If you remove the zeros, will you also remove the corresponding valid non-padded data?
Say you have 2 trajs, one of length 3 and the other 5

[[True, True, True, False, False],
[True, True, True, True, True]]

If you want to keep the first dim as 2, you have the following choices:

  • Use split_trajectories as it is, keep padding
  • Use split_trajectories with as_nested=True. WIll give you a bunch of nested tensors which have no padding but limited usage (you can’t do every op with them). I’m working on this here
  • Truncate until the first non-padded value and get
[[True, True, True],
[True, True, True]]

Can you explain what you want to achieve?

I had never heard of as_nested before. Thanks for the deep insight.

I would list what I would like to do:

  1. to experiment with the behaviour of PPO, I would like to split the collected data in trajectories and add an additional formula to td_traj["next", "reward"] for each trajectory like below: for this I have added split_trajs=True as in the code linked below pastecode
    for i, tensordict_data in enumerate(collector):
        for td_id, td_traj in enumerate(tensordict_data):
          # Add some changes for experimentation, but shape errors 
          tensordict_data["next", "reward"][td_id] = td_traj.get(("next", "reward")) + [something terms for customization]
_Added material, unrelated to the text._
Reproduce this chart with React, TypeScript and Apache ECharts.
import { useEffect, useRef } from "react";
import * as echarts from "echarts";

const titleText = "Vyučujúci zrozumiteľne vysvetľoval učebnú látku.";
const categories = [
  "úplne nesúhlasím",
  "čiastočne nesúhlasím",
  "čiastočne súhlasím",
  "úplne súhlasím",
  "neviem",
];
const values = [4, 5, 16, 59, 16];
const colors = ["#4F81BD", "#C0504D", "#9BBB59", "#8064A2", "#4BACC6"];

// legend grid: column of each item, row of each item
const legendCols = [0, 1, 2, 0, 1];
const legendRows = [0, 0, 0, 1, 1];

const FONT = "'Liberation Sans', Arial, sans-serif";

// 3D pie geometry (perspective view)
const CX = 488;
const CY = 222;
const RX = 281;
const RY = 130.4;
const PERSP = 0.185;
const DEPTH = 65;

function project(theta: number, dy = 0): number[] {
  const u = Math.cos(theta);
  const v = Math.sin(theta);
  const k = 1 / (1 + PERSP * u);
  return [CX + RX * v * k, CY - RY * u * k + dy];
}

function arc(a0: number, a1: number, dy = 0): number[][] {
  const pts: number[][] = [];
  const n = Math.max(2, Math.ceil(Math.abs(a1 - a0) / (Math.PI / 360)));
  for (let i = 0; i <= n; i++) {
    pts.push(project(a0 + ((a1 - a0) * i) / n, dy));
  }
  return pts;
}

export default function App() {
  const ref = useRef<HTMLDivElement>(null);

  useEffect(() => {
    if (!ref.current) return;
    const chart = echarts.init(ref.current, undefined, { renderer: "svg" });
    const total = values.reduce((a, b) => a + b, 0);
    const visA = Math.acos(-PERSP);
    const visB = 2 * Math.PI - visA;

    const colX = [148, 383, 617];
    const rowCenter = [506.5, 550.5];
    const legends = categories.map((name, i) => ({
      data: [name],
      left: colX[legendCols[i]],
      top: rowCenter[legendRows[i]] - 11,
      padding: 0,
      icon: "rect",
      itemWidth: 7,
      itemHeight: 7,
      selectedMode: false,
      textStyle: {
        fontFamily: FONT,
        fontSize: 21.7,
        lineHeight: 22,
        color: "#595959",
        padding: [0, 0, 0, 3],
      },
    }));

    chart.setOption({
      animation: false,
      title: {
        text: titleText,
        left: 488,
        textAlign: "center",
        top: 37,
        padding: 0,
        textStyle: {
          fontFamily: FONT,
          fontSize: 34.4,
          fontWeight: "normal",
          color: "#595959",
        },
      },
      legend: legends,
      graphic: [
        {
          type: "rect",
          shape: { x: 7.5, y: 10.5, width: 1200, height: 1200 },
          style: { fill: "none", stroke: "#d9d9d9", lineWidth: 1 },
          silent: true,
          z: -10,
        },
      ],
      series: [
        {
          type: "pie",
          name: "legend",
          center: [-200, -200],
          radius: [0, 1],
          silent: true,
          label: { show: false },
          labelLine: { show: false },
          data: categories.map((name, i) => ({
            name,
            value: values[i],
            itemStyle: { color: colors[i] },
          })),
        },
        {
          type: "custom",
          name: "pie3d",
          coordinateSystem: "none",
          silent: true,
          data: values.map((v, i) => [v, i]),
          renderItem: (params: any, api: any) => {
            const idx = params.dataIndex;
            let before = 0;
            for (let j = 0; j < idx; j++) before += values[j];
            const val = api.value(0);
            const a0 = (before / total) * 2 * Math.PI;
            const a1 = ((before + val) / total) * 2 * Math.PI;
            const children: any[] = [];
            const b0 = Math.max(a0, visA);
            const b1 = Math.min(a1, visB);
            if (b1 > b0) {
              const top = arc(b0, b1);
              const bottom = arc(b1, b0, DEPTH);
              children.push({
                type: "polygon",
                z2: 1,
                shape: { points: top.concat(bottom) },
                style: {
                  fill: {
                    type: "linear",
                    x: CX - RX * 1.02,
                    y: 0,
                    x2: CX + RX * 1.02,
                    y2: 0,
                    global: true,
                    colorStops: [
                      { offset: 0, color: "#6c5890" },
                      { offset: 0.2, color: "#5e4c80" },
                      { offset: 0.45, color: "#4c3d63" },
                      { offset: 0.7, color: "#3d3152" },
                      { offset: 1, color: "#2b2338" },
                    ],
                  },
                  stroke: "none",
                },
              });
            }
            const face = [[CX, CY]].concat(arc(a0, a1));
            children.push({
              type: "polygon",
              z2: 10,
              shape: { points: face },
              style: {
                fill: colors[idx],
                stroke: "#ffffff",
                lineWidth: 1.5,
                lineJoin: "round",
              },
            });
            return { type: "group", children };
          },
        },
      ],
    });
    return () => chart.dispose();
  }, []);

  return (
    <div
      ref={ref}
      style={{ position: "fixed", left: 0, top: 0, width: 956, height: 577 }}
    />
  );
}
        # we now have a batch of data to work with. Let's learn something from it.
        for _ in range(num_epochs):
            # We'll need an "advantage" signal to make PPO work.
            # We re-compute it at each epoch as its value depends on the value network which is updated in the inner loop.
            advantage_module(tensordict_data)
            data_view = tensordict_data.reshape(-1)
  1. when I ran this, I got a NaN error. I want to solve the NaN error in the PPO code when split_trajs is set to True: this is the full code (external site): Untitled (mahmdrpi) - PasteCode.io

  2. I have come to the speculation that the NaN error is caused by zero padding inserted by split_trajs. That could be acting as noise during learning. And I want to get rid of the zero padding: this is the question I posted here


If you remove the zeros, will you also remove the corresponding valid non-padded data?

I would avoid truncating the padding to the shortest trajectory, as this could also be detrimental to learning.
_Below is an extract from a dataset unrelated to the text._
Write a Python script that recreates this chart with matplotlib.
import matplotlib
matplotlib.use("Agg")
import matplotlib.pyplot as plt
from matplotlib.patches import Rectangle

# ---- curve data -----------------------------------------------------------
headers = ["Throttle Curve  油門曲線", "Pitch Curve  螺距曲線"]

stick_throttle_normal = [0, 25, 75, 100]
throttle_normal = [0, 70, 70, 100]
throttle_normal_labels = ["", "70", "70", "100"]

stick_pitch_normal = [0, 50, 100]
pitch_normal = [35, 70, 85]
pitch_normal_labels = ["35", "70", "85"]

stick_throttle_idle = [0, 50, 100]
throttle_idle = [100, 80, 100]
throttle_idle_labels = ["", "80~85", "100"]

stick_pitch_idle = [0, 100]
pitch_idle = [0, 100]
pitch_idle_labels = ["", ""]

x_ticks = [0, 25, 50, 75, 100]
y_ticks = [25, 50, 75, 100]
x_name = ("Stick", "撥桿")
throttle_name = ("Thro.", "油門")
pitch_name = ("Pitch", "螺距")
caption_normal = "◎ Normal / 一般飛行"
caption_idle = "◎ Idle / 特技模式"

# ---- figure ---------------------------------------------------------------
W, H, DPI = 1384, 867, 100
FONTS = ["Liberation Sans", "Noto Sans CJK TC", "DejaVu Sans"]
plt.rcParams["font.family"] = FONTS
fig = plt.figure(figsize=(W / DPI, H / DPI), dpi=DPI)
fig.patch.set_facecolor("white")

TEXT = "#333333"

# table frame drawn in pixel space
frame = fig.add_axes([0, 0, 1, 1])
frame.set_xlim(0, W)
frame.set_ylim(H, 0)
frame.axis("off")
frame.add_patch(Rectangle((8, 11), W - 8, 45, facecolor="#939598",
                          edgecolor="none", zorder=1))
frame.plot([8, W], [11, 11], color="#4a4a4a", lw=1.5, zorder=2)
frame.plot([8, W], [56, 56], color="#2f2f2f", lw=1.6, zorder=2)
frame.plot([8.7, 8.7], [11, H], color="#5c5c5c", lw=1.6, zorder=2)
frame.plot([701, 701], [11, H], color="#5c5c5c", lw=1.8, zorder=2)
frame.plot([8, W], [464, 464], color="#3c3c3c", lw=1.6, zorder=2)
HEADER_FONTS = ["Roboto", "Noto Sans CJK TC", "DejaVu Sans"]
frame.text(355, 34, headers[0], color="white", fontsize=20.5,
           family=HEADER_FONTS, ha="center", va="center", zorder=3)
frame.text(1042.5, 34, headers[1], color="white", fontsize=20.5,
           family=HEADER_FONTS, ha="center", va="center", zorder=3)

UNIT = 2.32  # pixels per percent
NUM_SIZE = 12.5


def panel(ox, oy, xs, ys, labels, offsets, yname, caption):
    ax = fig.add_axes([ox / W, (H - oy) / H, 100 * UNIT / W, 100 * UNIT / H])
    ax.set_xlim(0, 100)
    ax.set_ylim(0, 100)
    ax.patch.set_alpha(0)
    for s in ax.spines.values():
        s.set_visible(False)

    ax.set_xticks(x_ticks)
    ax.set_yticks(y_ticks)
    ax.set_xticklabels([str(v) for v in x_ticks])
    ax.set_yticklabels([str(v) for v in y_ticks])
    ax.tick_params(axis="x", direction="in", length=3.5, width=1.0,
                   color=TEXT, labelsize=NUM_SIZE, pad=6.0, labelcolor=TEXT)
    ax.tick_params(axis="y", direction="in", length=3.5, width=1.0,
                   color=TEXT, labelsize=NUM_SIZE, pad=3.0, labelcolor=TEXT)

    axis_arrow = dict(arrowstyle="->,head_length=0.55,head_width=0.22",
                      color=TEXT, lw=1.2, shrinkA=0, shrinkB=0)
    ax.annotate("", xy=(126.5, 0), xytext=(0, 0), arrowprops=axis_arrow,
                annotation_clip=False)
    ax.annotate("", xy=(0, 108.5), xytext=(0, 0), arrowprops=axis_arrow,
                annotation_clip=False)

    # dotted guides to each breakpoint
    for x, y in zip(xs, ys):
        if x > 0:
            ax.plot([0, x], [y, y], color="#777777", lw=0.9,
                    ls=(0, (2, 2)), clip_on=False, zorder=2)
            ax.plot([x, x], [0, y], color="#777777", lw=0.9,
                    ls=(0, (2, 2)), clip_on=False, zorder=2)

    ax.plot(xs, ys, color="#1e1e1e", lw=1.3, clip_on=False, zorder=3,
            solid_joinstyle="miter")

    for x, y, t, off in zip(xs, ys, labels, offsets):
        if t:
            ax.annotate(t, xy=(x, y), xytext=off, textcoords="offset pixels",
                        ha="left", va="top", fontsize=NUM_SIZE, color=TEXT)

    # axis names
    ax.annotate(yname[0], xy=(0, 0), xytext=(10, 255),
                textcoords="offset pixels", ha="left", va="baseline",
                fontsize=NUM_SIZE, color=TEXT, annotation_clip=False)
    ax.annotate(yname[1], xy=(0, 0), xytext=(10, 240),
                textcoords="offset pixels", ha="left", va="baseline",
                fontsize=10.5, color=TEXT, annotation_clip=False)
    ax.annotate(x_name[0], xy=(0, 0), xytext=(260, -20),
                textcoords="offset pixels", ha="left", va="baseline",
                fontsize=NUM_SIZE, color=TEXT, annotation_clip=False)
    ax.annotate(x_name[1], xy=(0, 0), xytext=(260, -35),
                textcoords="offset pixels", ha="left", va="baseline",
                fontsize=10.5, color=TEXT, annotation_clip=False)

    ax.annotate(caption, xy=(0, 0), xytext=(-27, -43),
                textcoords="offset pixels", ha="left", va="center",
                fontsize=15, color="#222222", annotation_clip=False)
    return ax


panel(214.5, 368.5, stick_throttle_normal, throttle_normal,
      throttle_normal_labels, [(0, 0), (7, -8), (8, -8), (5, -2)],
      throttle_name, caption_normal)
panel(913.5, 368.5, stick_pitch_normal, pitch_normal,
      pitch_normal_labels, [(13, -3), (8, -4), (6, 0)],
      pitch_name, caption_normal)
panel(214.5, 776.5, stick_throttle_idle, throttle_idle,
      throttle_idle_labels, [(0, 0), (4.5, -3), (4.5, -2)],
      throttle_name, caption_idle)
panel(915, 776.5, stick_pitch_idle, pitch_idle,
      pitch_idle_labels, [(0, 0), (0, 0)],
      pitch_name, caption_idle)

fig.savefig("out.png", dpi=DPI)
Also I suspect that keeping the padding as it is, may not be a good learning experience for PPOs and occurs NaN anomaly error like the issue I wrote about above.

So I still don’t really understand what is it that you want if it’s not padded but not a flat list of transitions and not a truncated set of trajectories either. It must be one of these no? Could you give a sketch of what would the data look like?
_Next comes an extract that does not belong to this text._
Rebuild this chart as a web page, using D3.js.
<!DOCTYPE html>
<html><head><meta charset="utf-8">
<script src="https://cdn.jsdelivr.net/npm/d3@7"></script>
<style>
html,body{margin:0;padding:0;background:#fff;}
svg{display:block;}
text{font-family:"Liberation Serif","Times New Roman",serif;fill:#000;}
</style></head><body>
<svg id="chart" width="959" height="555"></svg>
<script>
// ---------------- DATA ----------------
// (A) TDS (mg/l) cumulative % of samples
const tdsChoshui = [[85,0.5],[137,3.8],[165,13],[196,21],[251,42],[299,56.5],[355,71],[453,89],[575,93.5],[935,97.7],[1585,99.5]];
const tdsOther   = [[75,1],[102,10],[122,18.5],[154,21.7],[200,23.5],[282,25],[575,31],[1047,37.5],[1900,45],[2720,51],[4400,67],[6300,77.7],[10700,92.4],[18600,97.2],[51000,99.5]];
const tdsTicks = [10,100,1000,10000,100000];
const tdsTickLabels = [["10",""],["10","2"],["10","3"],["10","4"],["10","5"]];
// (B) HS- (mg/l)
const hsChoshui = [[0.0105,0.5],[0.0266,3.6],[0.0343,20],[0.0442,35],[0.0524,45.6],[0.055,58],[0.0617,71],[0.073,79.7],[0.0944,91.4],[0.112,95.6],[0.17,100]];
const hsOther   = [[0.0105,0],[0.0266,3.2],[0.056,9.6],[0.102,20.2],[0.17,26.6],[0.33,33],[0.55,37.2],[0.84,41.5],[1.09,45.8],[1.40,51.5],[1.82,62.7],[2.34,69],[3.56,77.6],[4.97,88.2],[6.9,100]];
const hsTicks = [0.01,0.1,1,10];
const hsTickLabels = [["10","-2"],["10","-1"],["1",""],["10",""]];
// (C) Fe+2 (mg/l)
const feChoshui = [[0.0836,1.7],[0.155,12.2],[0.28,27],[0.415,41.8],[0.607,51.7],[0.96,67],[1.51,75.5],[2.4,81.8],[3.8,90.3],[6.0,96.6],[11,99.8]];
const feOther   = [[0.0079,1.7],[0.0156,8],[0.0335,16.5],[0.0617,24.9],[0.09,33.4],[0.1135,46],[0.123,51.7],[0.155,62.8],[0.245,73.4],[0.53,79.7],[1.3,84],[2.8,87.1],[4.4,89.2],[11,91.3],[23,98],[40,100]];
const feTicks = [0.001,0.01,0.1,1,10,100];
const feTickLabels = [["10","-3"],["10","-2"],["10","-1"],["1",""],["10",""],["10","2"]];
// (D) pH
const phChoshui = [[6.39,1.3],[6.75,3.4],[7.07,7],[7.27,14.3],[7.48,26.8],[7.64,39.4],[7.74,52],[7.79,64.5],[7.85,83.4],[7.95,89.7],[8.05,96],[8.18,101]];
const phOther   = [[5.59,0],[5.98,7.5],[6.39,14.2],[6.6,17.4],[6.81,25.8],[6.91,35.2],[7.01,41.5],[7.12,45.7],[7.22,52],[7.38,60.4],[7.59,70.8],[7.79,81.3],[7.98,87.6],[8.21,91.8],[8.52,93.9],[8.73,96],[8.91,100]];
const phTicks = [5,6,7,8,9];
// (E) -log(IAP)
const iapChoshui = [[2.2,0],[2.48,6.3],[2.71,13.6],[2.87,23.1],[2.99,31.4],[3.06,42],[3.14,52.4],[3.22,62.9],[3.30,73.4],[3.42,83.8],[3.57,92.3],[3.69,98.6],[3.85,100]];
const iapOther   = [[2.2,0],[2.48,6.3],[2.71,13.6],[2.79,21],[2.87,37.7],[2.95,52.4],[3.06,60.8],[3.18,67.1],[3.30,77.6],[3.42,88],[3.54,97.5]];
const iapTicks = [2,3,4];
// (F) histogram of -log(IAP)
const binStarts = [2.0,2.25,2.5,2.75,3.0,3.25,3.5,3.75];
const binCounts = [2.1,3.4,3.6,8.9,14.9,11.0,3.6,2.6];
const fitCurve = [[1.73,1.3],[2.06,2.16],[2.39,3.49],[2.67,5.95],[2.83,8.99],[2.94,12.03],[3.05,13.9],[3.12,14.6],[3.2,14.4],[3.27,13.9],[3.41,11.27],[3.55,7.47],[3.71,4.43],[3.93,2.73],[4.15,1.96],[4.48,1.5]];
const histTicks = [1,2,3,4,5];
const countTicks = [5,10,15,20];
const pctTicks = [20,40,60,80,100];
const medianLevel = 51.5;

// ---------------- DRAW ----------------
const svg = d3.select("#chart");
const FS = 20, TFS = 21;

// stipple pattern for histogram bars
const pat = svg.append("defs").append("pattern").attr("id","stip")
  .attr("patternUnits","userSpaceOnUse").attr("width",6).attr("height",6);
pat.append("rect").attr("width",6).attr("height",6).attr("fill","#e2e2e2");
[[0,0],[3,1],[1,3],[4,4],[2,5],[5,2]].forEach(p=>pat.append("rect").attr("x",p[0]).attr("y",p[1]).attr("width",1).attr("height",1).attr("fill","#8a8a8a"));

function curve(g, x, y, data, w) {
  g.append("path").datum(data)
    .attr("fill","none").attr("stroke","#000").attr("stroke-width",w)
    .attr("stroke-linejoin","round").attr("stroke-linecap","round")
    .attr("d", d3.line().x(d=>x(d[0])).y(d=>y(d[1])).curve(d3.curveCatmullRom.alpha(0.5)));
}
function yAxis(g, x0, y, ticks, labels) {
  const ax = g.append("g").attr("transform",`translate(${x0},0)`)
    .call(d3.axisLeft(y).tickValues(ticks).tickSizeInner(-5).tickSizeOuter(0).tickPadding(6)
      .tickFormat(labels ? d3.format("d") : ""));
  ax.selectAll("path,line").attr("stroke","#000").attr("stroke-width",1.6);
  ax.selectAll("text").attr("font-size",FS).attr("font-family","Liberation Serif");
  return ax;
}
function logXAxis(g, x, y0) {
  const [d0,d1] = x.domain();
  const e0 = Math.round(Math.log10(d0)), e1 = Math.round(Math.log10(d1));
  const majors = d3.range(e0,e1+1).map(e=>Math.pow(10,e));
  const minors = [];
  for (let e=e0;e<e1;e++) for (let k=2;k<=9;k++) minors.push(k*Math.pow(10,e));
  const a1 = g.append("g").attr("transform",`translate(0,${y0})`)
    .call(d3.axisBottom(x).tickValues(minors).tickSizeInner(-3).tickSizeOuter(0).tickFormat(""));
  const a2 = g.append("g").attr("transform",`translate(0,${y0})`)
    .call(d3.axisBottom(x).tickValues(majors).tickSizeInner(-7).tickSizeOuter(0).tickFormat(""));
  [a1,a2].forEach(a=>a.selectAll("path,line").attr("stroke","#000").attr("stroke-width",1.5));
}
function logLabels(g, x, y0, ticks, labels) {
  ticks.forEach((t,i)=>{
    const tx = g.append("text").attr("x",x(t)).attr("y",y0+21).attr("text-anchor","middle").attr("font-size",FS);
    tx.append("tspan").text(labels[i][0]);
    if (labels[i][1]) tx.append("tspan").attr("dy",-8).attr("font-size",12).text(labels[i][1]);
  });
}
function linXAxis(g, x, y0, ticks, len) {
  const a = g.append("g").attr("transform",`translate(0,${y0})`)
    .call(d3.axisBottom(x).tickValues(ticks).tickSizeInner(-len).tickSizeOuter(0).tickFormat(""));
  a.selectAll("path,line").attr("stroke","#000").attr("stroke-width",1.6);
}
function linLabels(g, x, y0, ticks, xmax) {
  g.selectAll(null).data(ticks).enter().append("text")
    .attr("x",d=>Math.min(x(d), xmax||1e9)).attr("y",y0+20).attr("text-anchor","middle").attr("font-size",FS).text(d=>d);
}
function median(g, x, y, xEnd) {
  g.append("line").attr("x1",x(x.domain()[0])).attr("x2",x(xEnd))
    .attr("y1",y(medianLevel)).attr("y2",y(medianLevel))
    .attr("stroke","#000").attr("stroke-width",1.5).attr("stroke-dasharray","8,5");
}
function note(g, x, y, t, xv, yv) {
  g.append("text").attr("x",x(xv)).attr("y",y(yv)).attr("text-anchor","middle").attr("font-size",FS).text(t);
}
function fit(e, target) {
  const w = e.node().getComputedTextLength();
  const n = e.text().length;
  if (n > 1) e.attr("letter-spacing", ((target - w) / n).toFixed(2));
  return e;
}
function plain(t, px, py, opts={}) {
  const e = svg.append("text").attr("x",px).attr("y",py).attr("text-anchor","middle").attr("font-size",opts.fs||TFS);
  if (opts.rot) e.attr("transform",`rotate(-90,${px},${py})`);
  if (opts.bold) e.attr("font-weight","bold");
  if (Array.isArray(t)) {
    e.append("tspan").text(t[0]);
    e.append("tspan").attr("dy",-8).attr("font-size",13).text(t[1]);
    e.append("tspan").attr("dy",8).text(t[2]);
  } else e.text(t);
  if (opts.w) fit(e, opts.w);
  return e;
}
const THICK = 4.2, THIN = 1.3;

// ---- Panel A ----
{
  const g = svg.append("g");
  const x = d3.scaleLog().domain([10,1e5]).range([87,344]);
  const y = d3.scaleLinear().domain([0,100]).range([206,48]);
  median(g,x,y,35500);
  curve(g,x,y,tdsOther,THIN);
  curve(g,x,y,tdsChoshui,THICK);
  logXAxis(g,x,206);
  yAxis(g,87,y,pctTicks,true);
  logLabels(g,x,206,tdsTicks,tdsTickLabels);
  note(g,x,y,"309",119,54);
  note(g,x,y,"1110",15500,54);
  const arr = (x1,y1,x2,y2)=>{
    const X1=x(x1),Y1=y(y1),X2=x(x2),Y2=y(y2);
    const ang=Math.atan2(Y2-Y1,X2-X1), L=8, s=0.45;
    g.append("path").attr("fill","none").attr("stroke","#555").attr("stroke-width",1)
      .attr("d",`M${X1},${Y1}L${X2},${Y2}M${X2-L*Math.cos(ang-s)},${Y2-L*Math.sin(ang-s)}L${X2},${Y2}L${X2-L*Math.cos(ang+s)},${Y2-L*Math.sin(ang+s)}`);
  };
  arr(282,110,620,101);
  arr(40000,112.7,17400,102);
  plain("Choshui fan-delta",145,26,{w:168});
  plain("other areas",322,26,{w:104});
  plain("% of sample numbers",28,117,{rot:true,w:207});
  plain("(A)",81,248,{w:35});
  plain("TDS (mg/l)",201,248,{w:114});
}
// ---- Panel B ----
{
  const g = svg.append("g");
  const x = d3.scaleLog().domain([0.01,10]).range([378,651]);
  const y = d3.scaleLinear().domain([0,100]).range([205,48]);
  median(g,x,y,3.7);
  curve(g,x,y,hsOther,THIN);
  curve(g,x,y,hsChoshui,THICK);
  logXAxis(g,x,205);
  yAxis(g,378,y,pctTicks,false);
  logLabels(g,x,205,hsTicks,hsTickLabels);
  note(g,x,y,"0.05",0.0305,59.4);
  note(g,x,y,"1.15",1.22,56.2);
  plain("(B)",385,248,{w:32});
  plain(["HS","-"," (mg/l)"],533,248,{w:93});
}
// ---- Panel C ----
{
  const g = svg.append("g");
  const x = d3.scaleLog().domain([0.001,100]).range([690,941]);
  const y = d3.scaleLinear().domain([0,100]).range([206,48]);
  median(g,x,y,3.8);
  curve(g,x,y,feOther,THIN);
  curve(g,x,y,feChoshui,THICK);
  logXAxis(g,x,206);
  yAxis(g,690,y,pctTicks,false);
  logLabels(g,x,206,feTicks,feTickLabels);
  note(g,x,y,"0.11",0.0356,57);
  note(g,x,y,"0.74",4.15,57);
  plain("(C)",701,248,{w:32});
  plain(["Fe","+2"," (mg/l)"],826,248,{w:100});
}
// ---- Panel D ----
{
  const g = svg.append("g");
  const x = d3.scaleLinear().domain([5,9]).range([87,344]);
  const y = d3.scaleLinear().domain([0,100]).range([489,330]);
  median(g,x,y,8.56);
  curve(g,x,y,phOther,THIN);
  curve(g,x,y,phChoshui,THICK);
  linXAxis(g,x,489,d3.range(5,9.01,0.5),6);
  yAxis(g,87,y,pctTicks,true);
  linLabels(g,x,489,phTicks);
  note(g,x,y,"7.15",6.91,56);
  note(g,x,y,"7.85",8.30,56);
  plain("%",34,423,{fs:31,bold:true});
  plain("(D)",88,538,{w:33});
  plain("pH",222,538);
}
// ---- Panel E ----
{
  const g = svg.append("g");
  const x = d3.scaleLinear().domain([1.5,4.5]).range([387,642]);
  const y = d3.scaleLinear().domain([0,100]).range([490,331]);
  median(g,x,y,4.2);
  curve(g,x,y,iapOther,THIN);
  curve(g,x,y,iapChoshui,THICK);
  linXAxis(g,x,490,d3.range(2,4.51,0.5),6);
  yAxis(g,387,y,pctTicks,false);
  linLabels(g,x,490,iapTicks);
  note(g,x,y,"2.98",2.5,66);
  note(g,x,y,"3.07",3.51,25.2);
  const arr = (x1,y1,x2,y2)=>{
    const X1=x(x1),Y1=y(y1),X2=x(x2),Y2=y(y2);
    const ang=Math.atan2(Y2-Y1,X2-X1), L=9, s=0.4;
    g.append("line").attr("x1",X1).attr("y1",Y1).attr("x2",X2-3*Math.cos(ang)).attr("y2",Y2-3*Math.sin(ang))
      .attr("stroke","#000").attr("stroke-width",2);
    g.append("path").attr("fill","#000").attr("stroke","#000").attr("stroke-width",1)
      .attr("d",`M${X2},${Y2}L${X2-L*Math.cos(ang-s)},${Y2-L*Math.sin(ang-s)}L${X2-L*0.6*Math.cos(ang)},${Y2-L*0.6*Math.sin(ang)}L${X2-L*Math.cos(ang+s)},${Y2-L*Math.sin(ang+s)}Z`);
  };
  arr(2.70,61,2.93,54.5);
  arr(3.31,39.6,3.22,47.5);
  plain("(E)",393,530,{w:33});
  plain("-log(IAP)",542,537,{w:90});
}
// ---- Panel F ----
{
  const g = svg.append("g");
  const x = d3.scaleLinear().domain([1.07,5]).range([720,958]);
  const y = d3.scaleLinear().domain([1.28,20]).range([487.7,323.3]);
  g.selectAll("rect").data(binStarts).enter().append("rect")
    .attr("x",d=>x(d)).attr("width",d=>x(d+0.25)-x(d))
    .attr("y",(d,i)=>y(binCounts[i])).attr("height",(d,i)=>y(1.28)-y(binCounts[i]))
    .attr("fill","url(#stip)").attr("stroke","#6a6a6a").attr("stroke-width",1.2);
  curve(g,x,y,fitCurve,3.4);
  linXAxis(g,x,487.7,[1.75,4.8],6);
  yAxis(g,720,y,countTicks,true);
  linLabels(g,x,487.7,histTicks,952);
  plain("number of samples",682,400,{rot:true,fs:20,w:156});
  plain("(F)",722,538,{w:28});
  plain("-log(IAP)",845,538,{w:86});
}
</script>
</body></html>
If you want to apply some transform you can do

mask = data["collector", "mask"]
data_masked = data[mask]
transformed_data = make_something_to_my_data(data_masked)
data[mask] = transformed_data

Another option is to use the as_nested on nightlies (pip install git+https://github.com/pytorch/rl)

data = split_trajectories(data, as_nested=True)
traj_tuple = data.unbind(0) # unbinds the data along dim 0, results in non-nested tensors
traj_tuple = tuple(do_smth(traj) for traj in traj_tuple)
data = traj_tuple[0].apply(lambda *elts: torch.nested.nested_tensor(list(elts)), *traj_tuple[1:], batch_size=data.batch_size)

which will do your transform on each traj independently, without padding.